Developing Apama Applications > EPL Reference > Events and Event Listeners > Event templates > Range expressions
Range expressions
A range expression is a part of a qualifier expression that describes a range of consecutive decimal, float, integer, or string values between a low boundary and a high boundary. The correlator tests an event’s field value against this range to determine whether or not it falls within the specified range.
The values for the low boundary and the high boundary are the expression values. Both expression values must be of the same type and one of decimal, float, integer, or string. Both expression types must be of the same type as the event field being tested. Neither expression can contain any references to the event’s fields.

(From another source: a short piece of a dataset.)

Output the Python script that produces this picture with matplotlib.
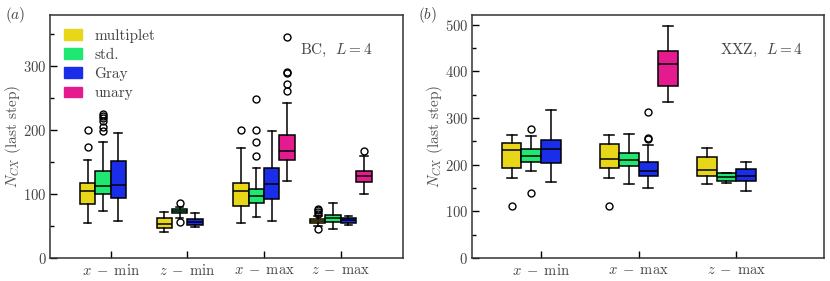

If the low boundary value is greater than the high boundary value, the EPL runtime automatically reverses them.
Example
In the following EPL, the three on statements specify event listeners that are all listening for the same range of events:
event test
{   
string s;
   float f;
}
monitor RangeExample
{
   test t;
   action onload()
   {
      on test (f > 9.0 ) and test (f <= 10.0)
      {
      }
      on test ("", (9.0 : 10.0])
      {
      }
      on test (f in (9.0 : 10.0])
      {
      }
   }
}
Depending on which of the starting operators, [ or (, and ending operators, ] or ), you use, the boundary values will either be included in the range or excluded from it.
*If the starting operator is [, then the low boundary value is included and candidate values greater than or equal to the low boundary value are in the range.
*If the starting operator is (, then the low boundary value is excluded and candidate values larger than the low boundary value are in the range.
*If the ending operator is ], then the high boundary value is included and candidate values less than or equal to the high boundary value are in the range.
*If the ending operator is ), then the high boundary value is excluded and candidate values lower than the high boundary value are in the range.
Note that you can have one kind of starting operator at the beginning and the other kind at the end; they do not need to match.